======== Information supplied ========
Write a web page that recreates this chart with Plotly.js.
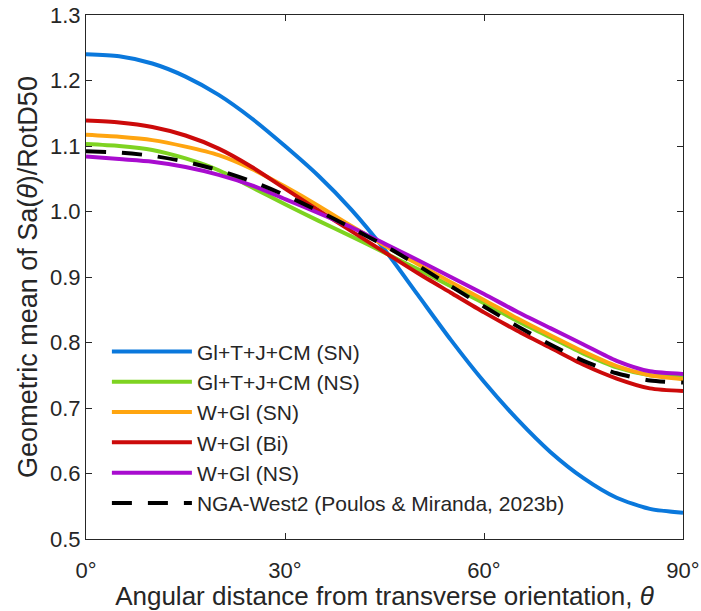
<!DOCTYPE html>
<html>
<head>
<meta charset="utf-8">
<script src="https://cdn.plot.ly/plotly-3.0.1.min.js"></script>
<style>html,body{margin:0;padding:0;background:#fff;}#chart{width:701px;height:611px;}</style>
</head>
<body>
<div id="chart"></div>
<script>
// Angular distance from transverse orientation (degrees)
const theta = [0,5,10,15,20,25,30,35,40,45,50,55,60,65,70,75,80,85,90];

// Geometric mean of Sa(theta)/RotD50
const glTJcmSN = [1.240,1.237,1.226,1.206,1.178,1.142,1.100,1.055,1.003,0.942,0.873,0.804,0.740,0.683,0.633,0.593,0.563,0.546,0.540];
const glTJcmNS = [1.103,1.100,1.094,1.081,1.063,1.037,1.011,0.986,0.962,0.937,0.912,0.886,0.860,0.833,0.808,0.783,0.762,0.750,0.747];
const wGlSN    = [1.117,1.114,1.109,1.099,1.086,1.065,1.038,1.009,0.978,0.948,0.920,0.892,0.865,0.837,0.811,0.786,0.764,0.750,0.744];
const wGlBi    = [1.139,1.136,1.129,1.116,1.096,1.068,1.035,1.002,0.970,0.938,0.906,0.876,0.846,0.818,0.792,0.766,0.745,0.730,0.726];
const wGlNS    = [1.084,1.080,1.076,1.068,1.056,1.040,1.019,0.998,0.976,0.951,0.926,0.900,0.874,0.847,0.822,0.797,0.772,0.756,0.752];
const ngaWest2 = [1.092,1.090,1.085,1.076,1.063,1.046,1.025,1.001,0.975,0.948,0.918,0.886,0.855,0.825,0.797,0.772,0.753,0.742,0.739];

const names = ['Gl+T+J+CM (SN)','Gl+T+J+CM (NS)','W+Gl (SN)','W+Gl (Bi)','W+Gl (NS)','NGA-West2 (Poulos &amp; Miranda, 2023b)'];
const series = [glTJcmSN, glTJcmNS, wGlSN, wGlBi, wGlNS, ngaWest2];
const colors = ['#0a78dc','#7ed321','#ffa510','#cc0a0a','#a80ccf','#000000'];
const dashes = ['solid','solid','solid','solid','solid','20px,16px'];

const xTickVals = [0,30,60,90];
const xTickText = ['0°','30°','60°','90°'];
const yTickVals = [0.5,0.6,0.7,0.8,0.9,1.0,1.1,1.2,1.3];
const yTickText = ['0.5','0.6','0.7','0.8','0.9','1.0','1.1','1.2','1.3'];

const traces = series.map((s,i)=>({
  x: theta, y: s, type:'scatter', mode:'lines', name: names[i],
  line: {color: colors[i], width: 4, dash: dashes[i], shape:'spline', smoothing: 0.7}
}));

const fontFam = '"Liberation Sans", Arial, Helvetica, sans-serif';
const axisCol = '#262626';

const layout = {
  width: 701, height: 611,
  margin: {l: 86, r: 18, t: 15, b: 72},
  paper_bgcolor: '#fff', plot_bgcolor: '#fff',
  font: {family: fontFam, size: 21, color: axisCol},
  showlegend: true,
  legend: {x: 0.035, y: 0.03, xanchor: 'left', yanchor: 'bottom',
           bgcolor: 'rgba(0,0,0,0)', borderwidth: 0, itemwidth: 80,
           font: {family: fontFam, size: 21, color: axisCol}, tracegroupgap: 0},
  xaxis: {range: [0, 90], tickvals: xTickVals, ticktext: xTickText,
          ticks: 'inside', ticklen: 6, tickcolor: axisCol, showgrid: false, zeroline: false,
          showline: true, linecolor: axisCol, linewidth: 1, mirror: 'ticks',
          ticklabelstandoff: 12,
          tickfont: {size: 22, color: axisCol},
          title: {text: 'Angular distance from transverse orientation, <i>θ</i>', font: {size: 26, color: axisCol}, standoff: 2}},
  yaxis: {range: [0.5, 1.3], tickvals: yTickVals, ticktext: yTickText,
          ticks: 'inside', ticklen: 6, tickcolor: axisCol, showgrid: false, zeroline: false,
          showline: true, linecolor: axisCol, linewidth: 1, mirror: 'ticks',
          tickfont: {size: 22, color: axisCol},
          title: {text: 'Geometric mean of Sa(<i>θ</i>)/RotD50', font: {size: 27, color: axisCol}, standoff: 4}}
};

Plotly.newPlot('chart', traces, layout, {displayModeBar: false, staticPlot: true});
</script>
</body>
</html>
========
■ **Exercise requirements**
Leave out the pictures and give the listing above again exactly.

■ **Solution for this exercise**
Write a web page that recreates this chart with Plotly.js.
<!DOCTYPE html>
<html>
<head>
<meta charset="utf-8">
<script src="https://cdn.plot.ly/plotly-3.0.1.min.js"></script>
<style>html,body{margin:0;padding:0;background:#fff;}#chart{width:701px;height:611px;}</style>
</head>
<body>
<div id="chart"></div>
<script>
// Angular distance from transverse orientation (degrees)
const theta = [0,5,10,15,20,25,30,35,40,45,50,55,60,65,70,75,80,85,90];

// Geometric mean of Sa(theta)/RotD50
const glTJcmSN = [1.240,1.237,1.226,1.206,1.178,1.142,1.100,1.055,1.003,0.942,0.873,0.804,0.740,0.683,0.633,0.593,0.563,0.546,0.540];
const glTJcmNS = [1.103,1.100,1.094,1.081,1.063,1.037,1.011,0.986,0.962,0.937,0.912,0.886,0.860,0.833,0.808,0.783,0.762,0.750,0.747];
const wGlSN    = [1.117,1.114,1.109,1.099,1.086,1.065,1.038,1.009,0.978,0.948,0.920,0.892,0.865,0.837,0.811,0.786,0.764,0.750,0.744];
const wGlBi    = [1.139,1.136,1.129,1.116,1.096,1.068,1.035,1.002,0.970,0.938,0.906,0.876,0.846,0.818,0.792,0.766,0.745,0.730,0.726];
const wGlNS    = [1.084,1.080,1.076,1.068,1.056,1.040,1.019,0.998,0.976,0.951,0.926,0.900,0.874,0.847,0.822,0.797,0.772,0.756,0.752];
const ngaWest2 = [1.092,1.090,1.085,1.076,1.063,1.046,1.025,1.001,0.975,0.948,0.918,0.886,0.855,0.825,0.797,0.772,0.753,0.742,0.739];

const names = ['Gl+T+J+CM (SN)','Gl+T+J+CM (NS)','W+Gl (SN)','W+Gl (Bi)','W+Gl (NS)','NGA-West2 (Poulos &amp; Miranda, 2023b)'];
const series = [glTJcmSN, glTJcmNS, wGlSN, wGlBi, wGlNS, ngaWest2];
const colors = ['#0a78dc','#7ed321','#ffa510','#cc0a0a','#a80ccf','#000000'];
const dashes = ['solid','solid','solid','solid','solid','20px,16px'];

const xTickVals = [0,30,60,90];
const xTickText = ['0°','30°','60°','90°'];
const yTickVals = [0.5,0.6,0.7,0.8,0.9,1.0,1.1,1.2,1.3];
const yTickText = ['0.5','0.6','0.7','0.8','0.9','1.0','1.1','1.2','1.3'];

const traces = series.map((s,i)=>({
  x: theta, y: s, type:'scatter', mode:'lines', name: names[i],
  line: {color: colors[i], width: 4, dash: dashes[i], shape:'spline', smoothing: 0.7}
}));

const fontFam = '"Liberation Sans", Arial, Helvetica, sans-serif';
const axisCol = '#262626';

const layout = {
  width: 701, height: 611,
  margin: {l: 86, r: 18, t: 15, b: 72},
  paper_bgcolor: '#fff', plot_bgcolor: '#fff',
  font: {family: fontFam, size: 21, color: axisCol},
  showlegend: true,
  legend: {x: 0.035, y: 0.03, xanchor: 'left', yanchor: 'bottom',
           bgcolor: 'rgba(0,0,0,0)', borderwidth: 0, itemwidth: 80,
           font: {family: fontFam, size: 21, color: axisCol}, tracegroupgap: 0},
  xaxis: {range: [0, 90], tickvals: xTickVals, ticktext: xTickText,
          ticks: 'inside', ticklen: 6, tickcolor: axisCol, showgrid: false, zeroline: false,
          showline: true, linecolor: axisCol, linewidth: 1, mirror: 'ticks',
          ticklabelstandoff: 12,
          tickfont: {size: 22, color: axisCol},
          title: {text: 'Angular distance from transverse orientation, <i>θ</i>', font: {size: 26, color: axisCol}, standoff: 2}},
  yaxis: {range: [0.5, 1.3], tickvals: yTickVals, ticktext: yTickText,
          ticks: 'inside', ticklen: 6, tickcolor: axisCol, showgrid: false, zeroline: false,
          showline: true, linecolor: axisCol, linewidth: 1, mirror: 'ticks',
          tickfont: {size: 22, color: axisCol},
          title: {text: 'Geometric mean of Sa(<i>θ</i>)/RotD50', font: {size: 27, color: axisCol}, standoff: 4}}
};

Plotly.newPlot('chart', traces, layout, {displayModeBar: false, staticPlot: true});
</script>
</body>
</html>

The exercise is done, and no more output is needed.